# Gran Fondo. Ephrata WA, 3/31, Sign-up is open!



## viciouscycle (Aug 22, 2009)

The 3rd Gran Fondo in Ephrata is open for registration 1-13-12, There is a rider limit off 100 so get a spot now. 78 miles of fun to test your early season legs. :thumbsup::thumbsup:

Follow the link for all the details.


Gran Fondo Ephrata - Vicious Cycle


----------



## gordy748 (Feb 11, 2007)

100 spots only??


----------



## viciouscycle (Aug 22, 2009)

Yep, and it is getting close to 1/2 full.


----------



## gordy748 (Feb 11, 2007)

Don't want to sound like the wimp from Capitol Hill, but this seems a walk on the wild side for someone getting back to fitness. Would I be cycling alone if I was averaging 15 mile an hour over the course?


----------



## viciouscycle (Aug 22, 2009)

In previous years we have had riders taking their time getting in, at any speed you ride there will be a heated rig sweeping the course encouraging you all the way to the finish.


----------



## bismo37 (Mar 22, 2002)

Sounds like a great ride and great time. I wish I could swing the time off to get out there.


----------



## ACree (Feb 5, 2006)

Funny to see it filling so quickly. Past years were less then 50 riders each IIRC.


----------



## viciouscycle (Aug 22, 2009)

Here is a reminder bump, the ride is1/2 full and the Fondo is only 6 weeks out. It is almost time for a pre-ride of the course.


----------



## OldEndicottHiway (Jul 16, 2007)

viciouscycle said:


> Here is a reminder bump, the ride is1/2 full and the Fondo is only 6 weeks out. It is almost time for a pre-ride of the course.



Good luck and have fun.


----------



## Cyclin Dan (Sep 24, 2011)

A "Gran Fondo" that is 78 miles long? I thought Gran Fondo meant big ride? 

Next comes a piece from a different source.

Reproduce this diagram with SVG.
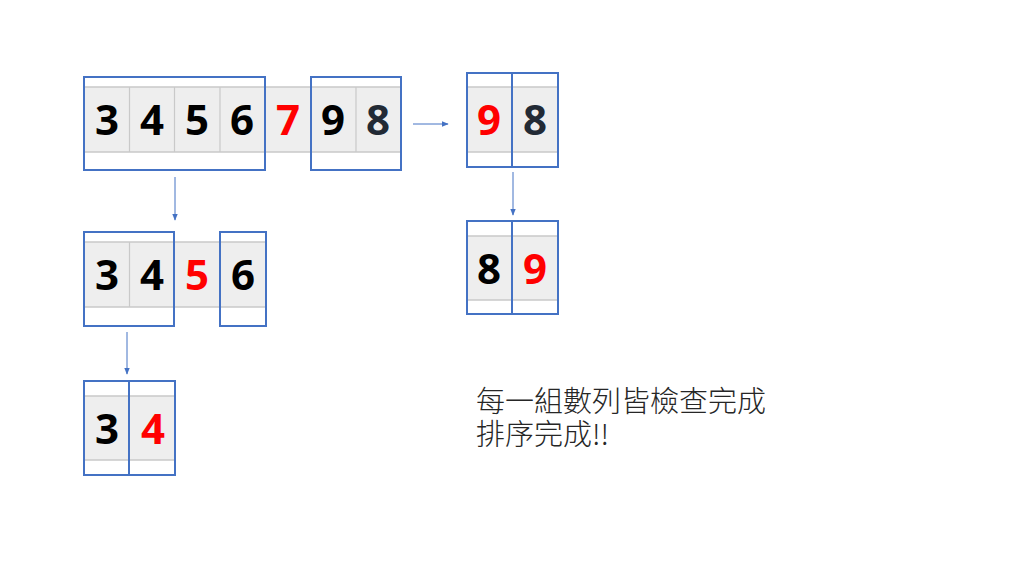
<svg xmlns="http://www.w3.org/2000/svg" width="1024" height="576" viewBox="0 0 1024 576">
<defs>
<style>
.strip{fill:#eeeeee;stroke:none}
.hl{stroke:#c9c9c9;stroke-width:1.5;fill:none}
.div{stroke:#c9c9c9;stroke-width:1.2}
.box{fill:none;stroke:#4472c4;stroke-width:2}
.d{font-family:"Open Sans","DejaVu Sans",sans-serif;font-weight:bold;font-size:42px;text-anchor:middle}
.k{fill:#000000}
.n{fill:#222a35}
.r{fill:#ff0000}
.conn{stroke:#4472c4;stroke-width:1;fill:none;marker-end:url(#ah)}
.t{font-family:"Noto Sans CJK TC","Noto Sans CJK SC",sans-serif;font-size:29px;font-weight:300;fill:#262626}
</style>
<marker id="ah" viewBox="0 0 10 10" refX="9" refY="5" markerWidth="7" markerHeight="7" markerUnits="userSpaceOnUse" orient="auto">
<path d="M0,1 L10,5 L0,9 z" fill="#4472c4"/>
</marker>
</defs>
<rect width="1024" height="576" fill="#ffffff"/>

<g id="row1">
<rect class="strip" x="85" y="87" width="316" height="65"/>
<line class="hl" x1="85" y1="87" x2="401" y2="87"/>
<line class="hl" x1="85" y1="152" x2="401" y2="152"/>
<line class="div" x1="129.5" y1="87" x2="129.5" y2="152"/>
<line class="div" x1="174.5" y1="87" x2="174.5" y2="152"/>
<line class="div" x1="220" y1="87" x2="220" y2="152"/>
<line class="div" x1="356" y1="87" x2="356" y2="152"/>
<text class="d k" x="107" y="135">3</text>
<text class="d k" x="152" y="135">4</text>
<text class="d k" x="197" y="135">5</text>
<text class="d k" x="242" y="135">6</text>
<text class="d r" x="288" y="135">7</text>
<text class="d k" x="333" y="135">9</text>
<text class="d n" x="378" y="135">8</text>
<rect class="box" x="84" y="77" width="181" height="93"/>
<rect class="box" x="311" y="77" width="90" height="93"/>
</g>

<g id="row2">
<rect class="strip" x="85" y="242" width="181" height="65"/>
<line class="hl" x1="85" y1="242" x2="266" y2="242"/>
<line class="hl" x1="85" y1="307" x2="266" y2="307"/>
<line class="div" x1="129.5" y1="242" x2="129.5" y2="307"/>
<text class="d k" x="107" y="290">3</text>
<text class="d k" x="152" y="290">4</text>
<text class="d r" x="197" y="290">5</text>
<text class="d k" x="243" y="290">6</text>
<rect class="box" x="84" y="232" width="90" height="94"/>
<rect class="box" x="220" y="232" width="46" height="94"/>
</g>

<g id="row3">
<rect class="strip" x="85" y="396" width="90" height="64"/>
<line class="hl" x1="85" y1="396" x2="175" y2="396"/>
<line class="hl" x1="85" y1="460" x2="175" y2="460"/>
<text class="d k" x="107" y="444">3</text>
<text class="d r" x="153" y="444">4</text>
<rect class="box" x="84" y="381" width="45" height="94"/>
<rect class="box" x="129" y="381" width="46" height="94"/>
</g>

<g id="pair98">
<rect class="strip" x="467" y="87" width="91" height="65"/>
<line class="hl" x1="467" y1="87" x2="558" y2="87"/>
<line class="hl" x1="467" y1="152" x2="558" y2="152"/>
<text class="d r" x="489" y="135">9</text>
<text class="d n" x="535" y="135">8</text>
<rect class="box" x="467" y="73" width="45" height="94"/>
<rect class="box" x="512" y="73" width="46" height="94"/>
</g>

<g id="pair89">
<rect class="strip" x="467" y="236" width="91" height="64"/>
<line class="hl" x1="467" y1="236" x2="558" y2="236"/>
<line class="hl" x1="467" y1="300" x2="558" y2="300"/>
<text class="d k" x="489" y="284">8</text>
<text class="d r" x="535" y="284">9</text>
<rect class="box" x="467" y="221" width="45" height="93"/>
<rect class="box" x="512" y="221" width="46" height="93"/>
</g>

<g id="connectors">
<line class="conn" x1="413" y1="124" x2="448" y2="124"/>
<line class="conn" x1="175" y1="177" x2="175" y2="220"/>
<line class="conn" x1="513" y1="172" x2="513" y2="215"/>
<line class="conn" x1="127" y1="332" x2="127" y2="374"/>
</g>

<g id="caption">
<text class="t" x="476" y="412">每一組數列皆檢查完成</text>
<text class="t" x="476" y="445">排序完成!!</text>
</g>
</svg>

The last "Gran Fondo" I did was 174 miles...that's a "big ride".


----------



## viciouscycle (Aug 22, 2009)

OldEndicottHiway said:


> Good luck and have fun.


I hope you will be there in a chase car...with beer again!!!!

And while this Gran Fondo is only 78 miles long, it rides as tough or tougher than most century's I have rode. Plus, for Ephrata, it is Gran!!!


----------



## OldEndicottHiway (Jul 16, 2007)

viciouscycle said:


> I hope you will be there in a chase car...with beer again!!!!
> 
> And while this Gran Fondo is only 78 miles long, it rides as tough or tougher than most century's I have rode. Plus, for Ephrata, it is Gran!!!



Nope not this year.

To those poo-poo'ing the 78 miles, I didn't see one rider last year that went _"what, that's it?"_

Good news is that this Fondo is also gracious to those lacking early-season form...no one is left for dead without proper internment. Or at least a freindly SAG mobile to pick you up.


----------



## TiCruiser (Feb 21, 2009)

Cyclin Dan said:


> A "Gran Fondo" that is 78 miles long? I thought Gran Fondo meant big ride?
> 
> The last "Gran Fondo" I did was 174 miles...that's a "big ride".

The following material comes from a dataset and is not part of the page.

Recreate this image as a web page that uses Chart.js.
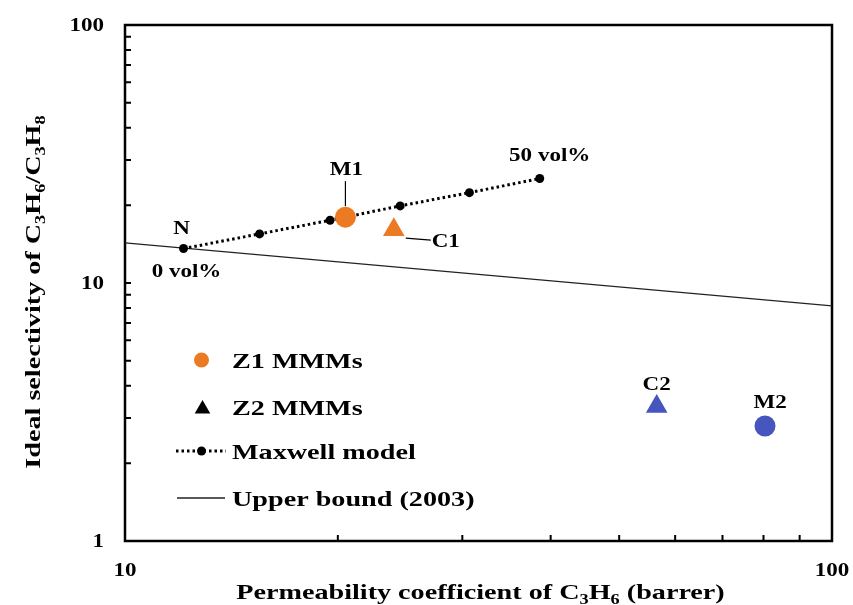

Don't poo poo the ride till you've done it. I did the inaugural a couple of years ago. Early season, possibly challenging weather, and a large percentage of soft gravel road make it a long 78 miles. I was more beat after this ride than RAMROD. One of these years my schedule will line up and let me do it again.


----------



## viciouscycle (Aug 22, 2009)

The ride is in the books and it was one to remember. Overcast, 40 degree's, 80% chance of rain was the outlook for the day. I only managed to make it to the highest point in the ride, right before the 18 mile gravel down hill section and where it was a snow/sleet/wind mix then my BB started growling like a rock crusher so I coasted back to the start and spent the rest of the day as sag wagon and carrying riders back in. The worst section was the devils, they started out wet and slick, then went south after that, by the time the bulk of the riders went up they resembled a 3 mile gravel stretch with climbs of 20% covered with 1-2 inches of peanut butter. The head wind on HWY 28 took out a lot of legs before that. Jason V from Wenatchee took the win with a 4:41 after a MONSTER 20 mile solo ride off the front all the way in on Palisades section, he was finally caught at the top of Sheep Canyon by Ian Tubbs and Jason got the line first. A lot of smiling faces but very tired legs at the post ride lasagna/swag feast. Just another 78 mile ride in Ephrata, next year will be even better.

Results here...http://rideviciouscycle.com/wp-content/uploads/2012/03/gran-fondo-2012.pdf


----------



## OldEndicottHiway (Jul 16, 2007)

viciouscycle said:


> The ride is in the books and it was one to remember. Overcast, 40 degree's, 80% chance of rain was the outlook for the day. I only managed to make it to the highest point in the ride, right before the 18 mile gravel down hill section and where it was a snow/sleet/wind mix then my BB started growling like a rock crusher so I coasted back to the start and spent the rest of the day as sag wagon and carrying riders back in. The worst section was the devils, they started out wet and slick, then went south after that, by the time the bulk of the riders went up they resembled a 3 mile gravel stretch with climbs of 20% covered with 1-2 inches of peanut butter. The head wind on HWY 28 took out a lot of legs before that. Jason V from Wenatchee took the win with a 4:41 after a MONSTER 20 mile solo ride off the front all the way in on Palisades section, he was finally caught at the top of Sheep Canyon by Ian Tubbs and Jason got the line first. A lot of smiling faces but very tired legs at the post ride lasagna/swag feast. Just another 78 mile ride in Ephrata, next year will be even better.
> 
> Results here...http://rideviciouscycle.com/wp-content/uploads/2012/03/gran-fondo-2012.pdf


Oh good. I've been waiting to see if you'd post a ride report. 

When I left the house for work that morning at 6:30...it was snowing. 

Looking out my "office" window from four stories up...I had a pretty clear view of the weather out Ephrata way...and I thought, _the ride must be cancelled, there's no way anyone would be crazy enough to ride that course in this crap._

Apparently there are (people crazy enough to do it). 

I know the ride was sold out, so I'm wondering how many actually started, and how many of those finished. 

Hope you post some photos.

Edit to add: I see now by the results, 45 actually finished.


----------



## viciouscycle (Aug 22, 2009)

There is a second page, 67 finished out of 84 starters, 110 I think was the total signed up.


----------